The study found limited good-quality evidence, which makes it difficult to differentiate between the various methods for removing ear wax. Although the study was able to show that softeners have an effect in clearing earwax in their own right and as precursors to irrigation, it remains uncertain which specific softeners are superior. While caution should be taken in interpreting the results of the economic evaluation, the study shows that self-irrigation is likely to be more cost-effective than professional irrigation. The generalisability of the results, however, depends on how the clinical pathways assumed in the model are representative of typical clinical practice, as these are known to vary.
This findings are generally in line with previous systematic reviews in this area. However, this review differed because it assessed studies by setting, the intention for use of the softener, the populations, and the follow-up. It assessed all methods of treatment, including self-syringing; assessed all available preparation comparisons; and each study was assessed for methodological quality. The research was undertaken to fill an evidence gap identified as important by an expert advisory panel of the National Institute for Health Research Health Technology Assessment Programme, so that practitioners could be best informed about treatments for ear wax.
Given the large number of people attending primary care with earwax, it was surprising to find such limited good-quality evidence. There was little in the way of consistency among the included studies and many studies omitted basic data. This cannot be completely accounted for by the age of the publications, as many have been published since the advent of reporting standards for trials. While rigorous, consistent methods of critical appraisal and presentation were applied in this study, these factors made it difficult to summarise the results in a meaningful way.

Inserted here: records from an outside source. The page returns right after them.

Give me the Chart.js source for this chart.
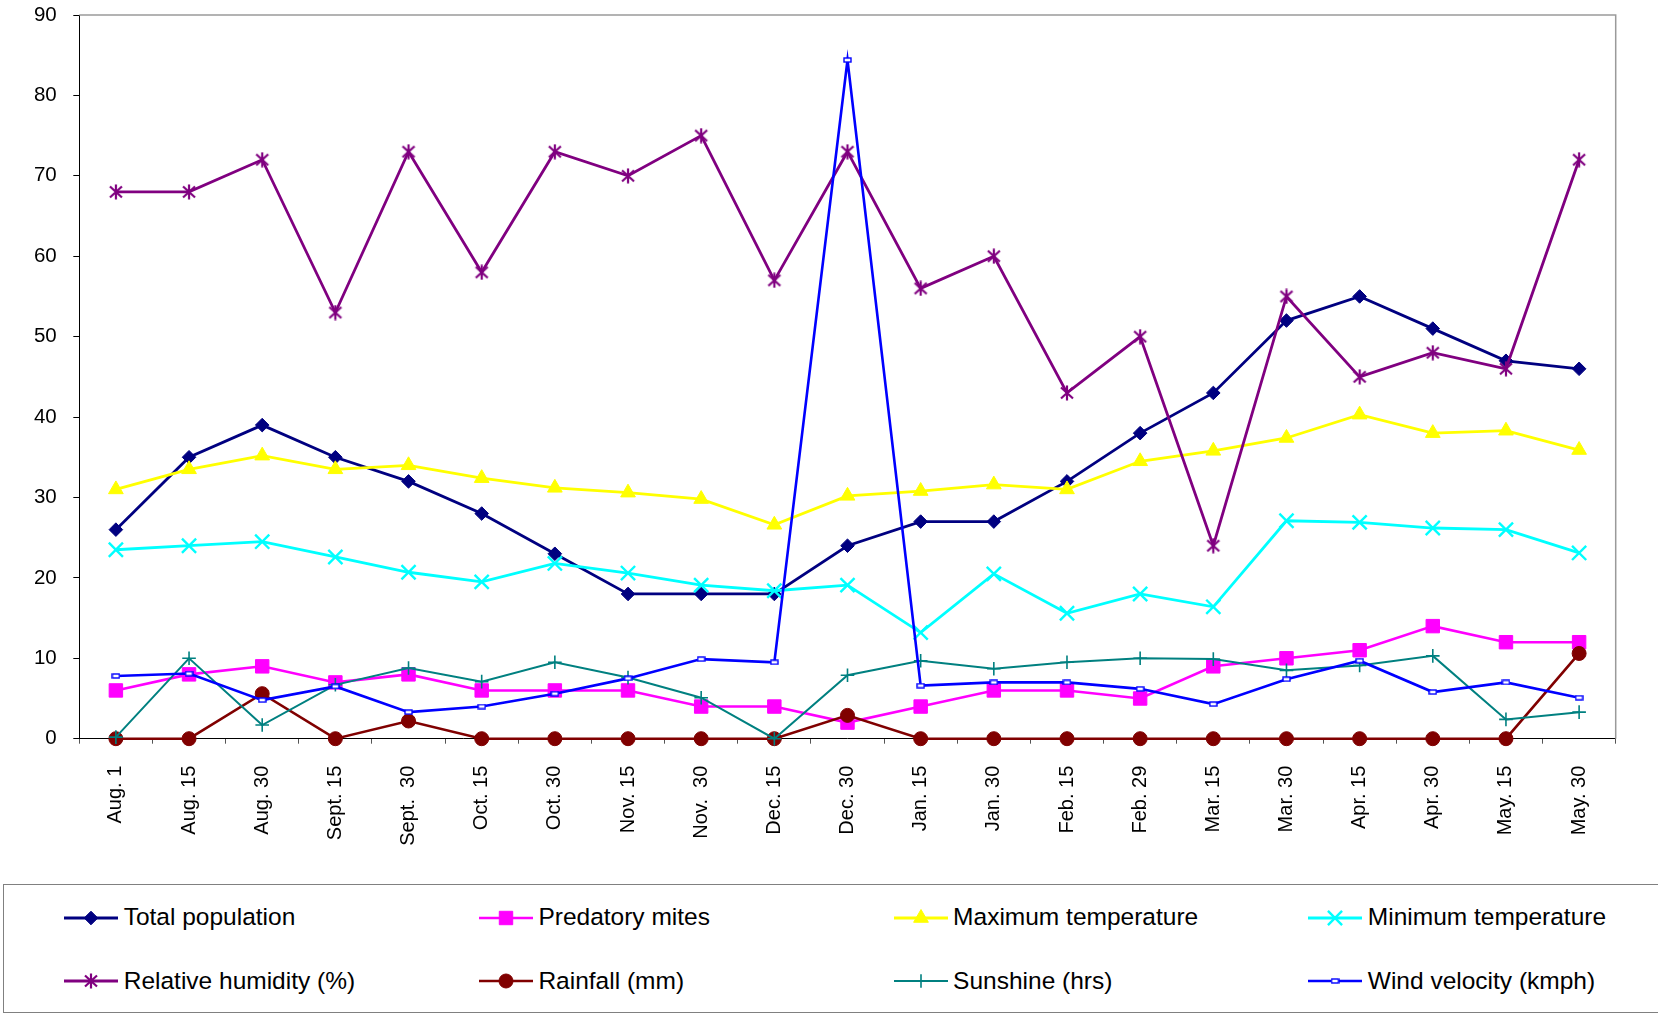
<!DOCTYPE html>
<html>
<head>
<meta charset="utf-8">
<title>Population, predatory mites and weather</title>
<script src="https://cdn.jsdelivr.net/npm/chart.js@4/dist/chart.umd.min.js"></script>
<style>
  html, body { margin: 0; padding: 0; background: #fff; overflow: hidden; }
  #stage { position: relative; width: 1658px; height: 1013px; background: #fff; }
  #plot { position: absolute; left: 0; top: 0; }
  #legend {
    position: absolute; left: 3px; top: 884px; width: 1655px; height: 129px;
    box-sizing: border-box; border: 1.5px solid #808080; border-right: none;
  }
  .item-swatch { position: absolute; }
  .item-text {
    position: absolute; white-space: pre; color: #000;
    font-family: "Liberation Sans", Arial, sans-serif; font-size: 24.5px; line-height: 30px;
  }
</style>
</head>
<body>
<div id="stage">
  <canvas id="plot" width="1658" height="884"></canvas>
  <div id="legend"></div>
</div>
<script>
// Sampling dates (fortnightly)
const categories = ["Aug. 1", "Aug. 15", "Aug. 30", "Sept. 15", "Sept.  30", "Oct. 15", "Oct. 30",
  "Nov. 15", "Nov.  30", "Dec. 15", "Dec. 30", "Jan. 15", "Jan. 30", "Feb. 15", "Feb. 29",
  "Mar. 15", "Mar. 30", "Apr. 15", "Apr. 30", "May. 15", "May. 30"];

const seriesNames = ["Total population", "Predatory mites", "Maximum temperature", "Minimum temperature",
  "Relative humidity (%)", "Rainfall (mm)", "Sunshine (hrs)", "Wind velocity (kmph)"];

const totalPopulation = [26, 35, 39, 35, 32, 28, 23, 18, 18, 18, 24, 27, 27, 32, 38, 43, 52, 55, 51, 47, 46];
const predatoryMites  = [6, 8, 9, 7, 8, 6, 6, 6, 4, 4, 2, 4, 6, 6, 5, 9, 10, 11, 14, 12, 12];
const maxTemperature  = [31, 33.5, 35.2, 33.5, 34, 32.4, 31.2, 30.6, 29.8, 26.6, 30.2, 30.8, 31.6, 31, 34.5, 35.8, 37.4, 40.3, 38, 38.3, 35.9];
const minTemperature  = [23.5, 24, 24.5, 22.6, 20.7, 19.5, 21.8, 20.6, 19.1, 18.4, 19.1, 13.2, 20.5, 15.6, 18, 16.4, 27.1, 26.9, 26.2, 26, 23.1];
const relHumidity     = [68, 68, 72, 53, 73, 58, 73, 70, 75, 57, 73, 56, 60, 43, 50, 24, 55, 45, 48, 46, 72];
const rainfall        = [0, 0, 5.6, 0, 2.2, 0, 0, 0, 0, 0, 2.9, 0, 0, 0, 0, 0, 0, 0, 0, 0, 10.6];
const sunshine        = [0.2, 10, 1.7, 6.7, 8.8, 7.1, 9.5, 7.6, 5.1, 0, 7.9, 9.7, 8.7, 9.5, 10, 9.9, 8.5, 9.1, 10.3, 2.4, 3.3];
const windVelocity    = [7.8, 8.1, 4.8, 6.5, 3.3, 4.0, 5.6, 7.5, 9.9, 9.5, 84.4, 6.6, 7.0, 7.0, 6.2, 4.3, 7.4, 9.7, 5.8, 7.0, 5.1];

const yTicks = [0, 10, 20, 30, 40, 50, 60, 70, 80, 90];

const FONT = '"Liberation Sans", Arial, sans-serif';

// Asterisk marker: an X crossed by a vertical bar
function asteriskMarker(color) {
  const c = document.createElement('canvas');
  c.width = 16; c.height = 16;
  const g = c.getContext('2d');
  g.strokeStyle = color; g.lineWidth = 2.2; g.lineCap = 'butt';
  g.beginPath();
  g.moveTo(2, 2.5); g.lineTo(14, 13.5);
  g.moveTo(14, 2.5); g.lineTo(2, 13.5);
  g.moveTo(8, 0.5); g.lineTo(8, 15.5);
  g.stroke();
  return c;
}

// Small hollow bar marker
function barMarker(color) {
  const c = document.createElement('canvas');
  c.width = 9; c.height = 6;
  const g = c.getContext('2d');
  g.fillStyle = '#ffffff';
  g.fillRect(1, 1, 7, 4);
  g.strokeStyle = color; g.lineWidth = 1.4;
  g.strokeRect(1, 1, 7, 4);
  return c;
}

const styles = [
  { color: '#000080', lw: 2.8, point: 'rectRot', radius: 6.8, pbw: 1, fill: '#000080' },
  { color: '#FF00FF', lw: 2.6, point: 'rect', radius: 9.5, pbw: 1, fill: '#FF00FF' },
  { color: '#FFFF00', lw: 2.8, point: 'triangle', radius: 8.5, pbw: 1, fill: '#FFFF00' },
  { color: '#00FFFF', lw: 2.8, point: 'crossRot', radius: 10, pbw: 2.4, fill: '#00FFFF' },
  { color: '#800080', lw: 2.8, point: asteriskMarker('#800080'), radius: 8, pbw: 0, fill: '#800080' },
  { color: '#800000', lw: 2.6, point: 'circle', radius: 7, pbw: 1, fill: '#800000' },
  { color: '#008080', lw: 2.0, point: 'cross', radius: 6.8, pbw: 1.6, fill: '#008080' },
  { color: '#0000FF', lw: 2.6, point: barMarker('#0000FF'), radius: 4, pbw: 0, fill: '#0000FF' }
];

const values = [totalPopulation, predatoryMites, maxTemperature, minTemperature,
  relHumidity, rainfall, sunshine, windVelocity];

const datasets = values.map((v, i) => ({
  label: seriesNames[i],
  data: v,
  borderColor: styles[i].color,
  backgroundColor: styles[i].fill,
  borderWidth: styles[i].lw,
  pointStyle: styles[i].point,
  pointRadius: styles[i].radius,
  pointHoverRadius: styles[i].radius,
  pointBorderWidth: styles[i].pbw,
  pointBorderColor: styles[i].color,
  pointBackgroundColor: styles[i].fill,
  tension: 0,
  fill: false,
  clip: false,
  order: values.length - i
}));

// Grey frame on the top and right edges of the plotting area
const plotFrame = {
  id: 'plotFrame',
  beforeDatasetsDraw(chart) {
    const { ctx, chartArea: a } = chart;
    ctx.save();
    ctx.strokeStyle = '#9a9a9a';
    ctx.lineWidth = 1.5;
    ctx.beginPath();
    ctx.moveTo(a.left, a.top);
    ctx.lineTo(a.right, a.top);
    ctx.lineTo(a.right, a.bottom);
    ctx.stroke();
    ctx.restore();
  }
};

const chart = new Chart(document.getElementById('plot').getContext('2d'), {
  type: 'line',
  data: { labels: categories, datasets },
  options: {
    responsive: false,
    animation: false,
    events: [],
    layout: { padding: { top: 15, right: 42.3, left: 0, bottom: 0 } },
    plugins: { legend: { display: false }, tooltip: { enabled: false } },
    scales: {
      x: {
        type: 'category',
        offset: true,
        grid: { offset: true, drawOnChartArea: false, drawTicks: true, tickLength: 5, tickColor: '#555', color: '#555', lineWidth: 1 },
        border: { display: true, color: '#000', width: 1 },
        ticks: {
          autoSkip: false, minRotation: 90, maxRotation: 90, padding: 22, color: '#000',
          font: { family: FONT, size: 20 }
        },
        afterFit(scale) { scale.height = 145.3; scale.paddingLeft = 0; scale.paddingRight = 0; }
      },
      y: {
        min: yTicks[0], max: yTicks[yTicks.length - 1],
        afterBuildTicks(scale) { scale.ticks = yTicks.map(v => ({ value: v })); },
        grid: { drawOnChartArea: false, drawTicks: true, tickLength: 6, tickColor: '#000', color: '#000' },
        border: { display: true, color: '#000', width: 1 },
        ticks: { padding: 16.6, color: '#000', font: { family: FONT, size: 20.5 } },
        afterFit(scale) { scale.width = 79.3; scale.paddingTop = 0; scale.paddingBottom = 0; }
      }
    }
  },
  plugins: [plotFrame]
});

// Legend: four columns, two rows, each entry a line with its marker
const legend = document.getElementById('legend');
const colX = [63.3, 478, 892.7, 1307.4];
const rowY = [916.7, 980];
chart.data.datasets.forEach((ds, i) => {
  const col = i % 4, row = Math.floor(i / 4);
  const left = colX[col] - 3, top = rowY[row] - 884;
  const sw = document.createElement('canvas');
  sw.width = 54; sw.height = 24;
  sw.className = 'item-swatch';
  sw.style.left = left + 'px';
  sw.style.top = (top - 12) + 'px';
  const g = sw.getContext('2d');
  g.strokeStyle = ds.borderColor;
  g.lineWidth = ds.borderWidth;
  g.beginPath(); g.moveTo(0, 12); g.lineTo(54, 12); g.stroke();
  g.fillStyle = ds.pointBackgroundColor;
  g.strokeStyle = ds.pointBorderColor;
  g.lineWidth = ds.pointBorderWidth;
  const opts = { pointStyle: ds.pointStyle, radius: ds.pointRadius, rotation: 0, borderWidth: ds.pointBorderWidth };
  if (Chart.helpers && Chart.helpers.drawPoint) {
    Chart.helpers.drawPoint(g, opts, 27, 12);
  }
  legend.appendChild(sw);

  const t = document.createElement('span');
  t.className = 'item-text';
  t.textContent = ds.label;
  t.style.left = (left + 59.4) + 'px';
  t.style.top = (top - 15.5) + 'px';
  legend.appendChild(t);
});
</script>
</body>
</html>
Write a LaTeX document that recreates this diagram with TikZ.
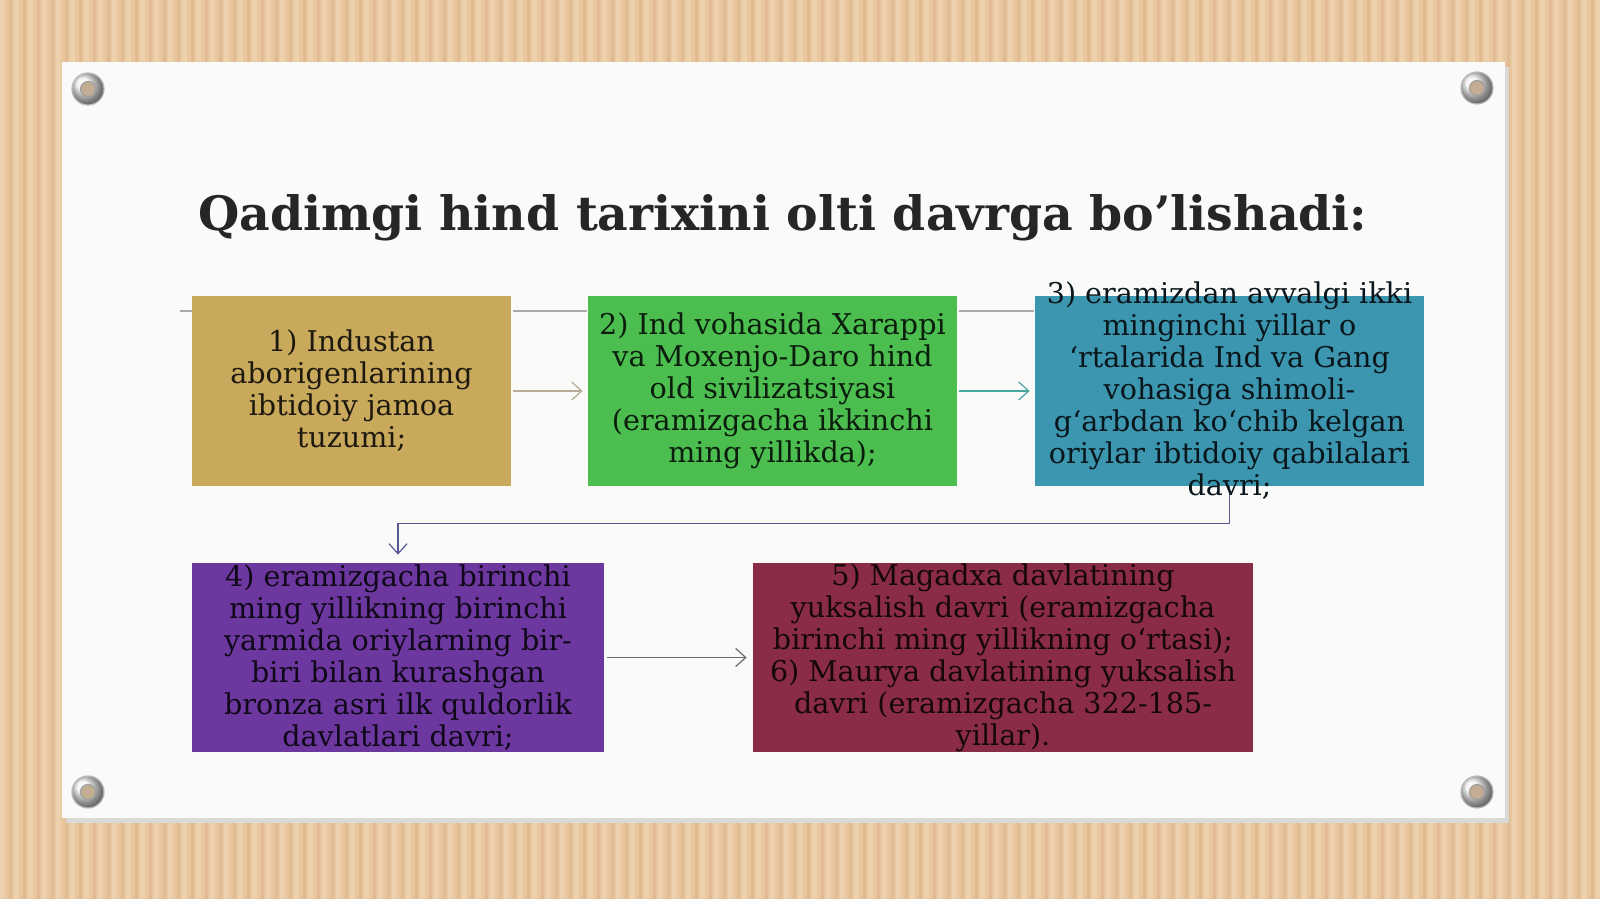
\documentclass[tikz,border=0pt]{standalone}
\usepackage{fontspec}
\setmainfont{DejaVu Serif}
\usepackage{tikz}
\usetikzlibrary{arrows.meta, positioning, calc}

\definecolor{wood}{RGB}{232,198,158}
\definecolor{woodlight}{RGB}{237,208,172}
\definecolor{wooddark}{RGB}{224,186,144}
\definecolor{paper}{RGB}{250,250,249}
\definecolor{boxgold}{RGB}{201,169,92}
\definecolor{boxgreen}{RGB}{76,190,80}
\definecolor{boxteal}{RGB}{60,150,176}
\definecolor{boxpurple}{RGB}{108,56,160}
\definecolor{boxmaroon}{RGB}{138,44,70}
\definecolor{linkgray}{RGB}{170,170,170}
\definecolor{linktan}{RGB}{185,172,150}
\definecolor{linkteal}{RGB}{70,165,160}
\definecolor{linkblue}{RGB}{88,88,150}
\definecolor{linkdark}{RGB}{105,105,115}

\begin{document}
\begin{tikzpicture}[
    x=0.5pt, y=-0.5pt,
    box/.style={rectangle, inner sep=0pt, draw=none},
    boxtext/.style={align=center, inner sep=0pt, font=\fontsize{14.3}{16}\selectfont},
    arrow/.style={-{Straight Barb[length=5pt, width=9pt]}, line width=0.6pt},
    bar/.style={linkgray, line width=1pt},
    screw/.style={circle, minimum size=16pt, inner sep=0pt, shade, ball color=gray!12, draw=gray!55, line width=0.6pt},
    hole/.style={circle, minimum size=7.5pt, inner sep=0pt, fill=gray!35!wood, draw=gray!75, line width=0.6pt},
]

% Wood background
\useasboundingbox (0,0) rectangle (1600,899);
\clip (0,0) rectangle (1600,899);
\fill[wood] (0,0) rectangle (1600,899);
\foreach \x in {0,14,...,1600} {
  \fill[woodlight] (\x,0) rectangle ++(5,899);
  \fill[wooddark] (\x+9,0) rectangle ++(3,899);
}

% Paper sheet
\fill[black!15] (66,67) rectangle (1509,823);
\fill[paper] (62,62) rectangle (1505,818);

% Screws
\foreach \px/\py/\nm in {88/89/tl, 1477/88/tr, 88/792/bl, 1477/792/br} {
  \node[screw] (screw\nm) at (\px,\py) {};
  \node[hole] (hole\nm) at (screw\nm.center) {};
}

% Title
\node[anchor=base, font=\fontsize{23.7}{28}\selectfont\bfseries, text=black!85] (title) at (783,230) {Qadimgi hind tarixini olti davrga bo’lishadi:};

% Boxes
\node[box, fill=boxgold, minimum width=159.5pt, minimum height=95pt] (b1) at (351.5,391) {};
\node[box, fill=boxgreen, minimum width=184.5pt, minimum height=95pt] (b2) at (772.5,391) {};
\node[box, fill=boxteal, minimum width=194.5pt, minimum height=95pt] (b3) at (1229.5,391) {};
\node[box, fill=boxpurple, minimum width=206pt, minimum height=94.5pt] (b4) at (398,657.5) {};
\node[box, fill=boxmaroon, minimum width=250pt, minimum height=94.5pt] (b5) at (1003,657.5) {};

% Thin bars along the top row
\coordinate (stub) at (180,311);
\draw[bar] (stub) -- (stub -| b1.west);
\draw[bar] ([xshift=1pt, yshift=-7.5pt]b1.north east) -- ([xshift=-0.5pt, yshift=-7.5pt]b2.north west);
\draw[bar] ([xshift=1pt, yshift=-7.5pt]b2.north east) -- ([xshift=-0.5pt, yshift=-7.5pt]b3.north west);

% Arrows
\draw[arrow, linktan] (b1.east) ++(1pt,0) -- ([xshift=-2.5pt]b2.west);
\draw[arrow, linkteal] (b2.east) ++(1pt,0) -- ([xshift=-2.5pt]b3.west);
\draw[arrow, linkblue] (b3.south) -- ++(0,37) -| ([yshift=4pt]b4.north);
\draw[arrow, linkdark] (b4.east) ++(1.5pt,0) -- ([xshift=-3pt]b5.west);

% Box texts
\node[boxtext, text=black!85!boxgold] (t1) at (b1.center) {1) Industan\\aborigenlarining\\ibtidoiy jamoa\\tuzumi;};
\node[boxtext, text=black!85!boxgreen] (t2) at (b2.center) {2) Ind vohasida Xarappi\\va Moxenjo-Daro hind\\old sivilizatsiyasi\\(eramizgacha ikkinchi\\ming yillikda);};
\node[boxtext, text=black!85!boxteal] (t3) at (b3.center) {3) eramizdan avvalgi ikki\\minginchi yillar o\\‘rtalarida Ind va Gang\\vohasiga shimoli-\\g‘arbdan ko‘chib kelgan\\oriylar ibtidoiy qabilalari\\davri;};
\node[boxtext, text=black!85!boxpurple] (t4) at (b4.center) {4) eramizgacha birinchi\\ming yillikning birinchi\\yarmida oriylarning bir-\\biri bilan kurashgan\\bronza asri ilk quldorlik\\davlatlari davri;};
\node[boxtext, text=black!85!boxmaroon] (t5) at (b5.center) {5) Magadxa davlatining\\yuksalish davri (eramizgacha\\birinchi ming yillikning oʻrtasi);\\6) Maurya davlatining yuksalish\\davri (eramizgacha 322-185-\\yillar).};

\end{tikzpicture}
\end{document}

Further research is required to improve the evidence base before policy and practice can be reliably informed. Ideally, a well-conducted randomised controlled trial and economic evaluation could provide an assessment of the different ways of providing the service (that is, practice nurse provision versus self-syringing) as well as the effectiveness of the different methods of removal. As part of this, it would be important to assess first the acceptability of different approaches, to ensure the most appropriate research structure.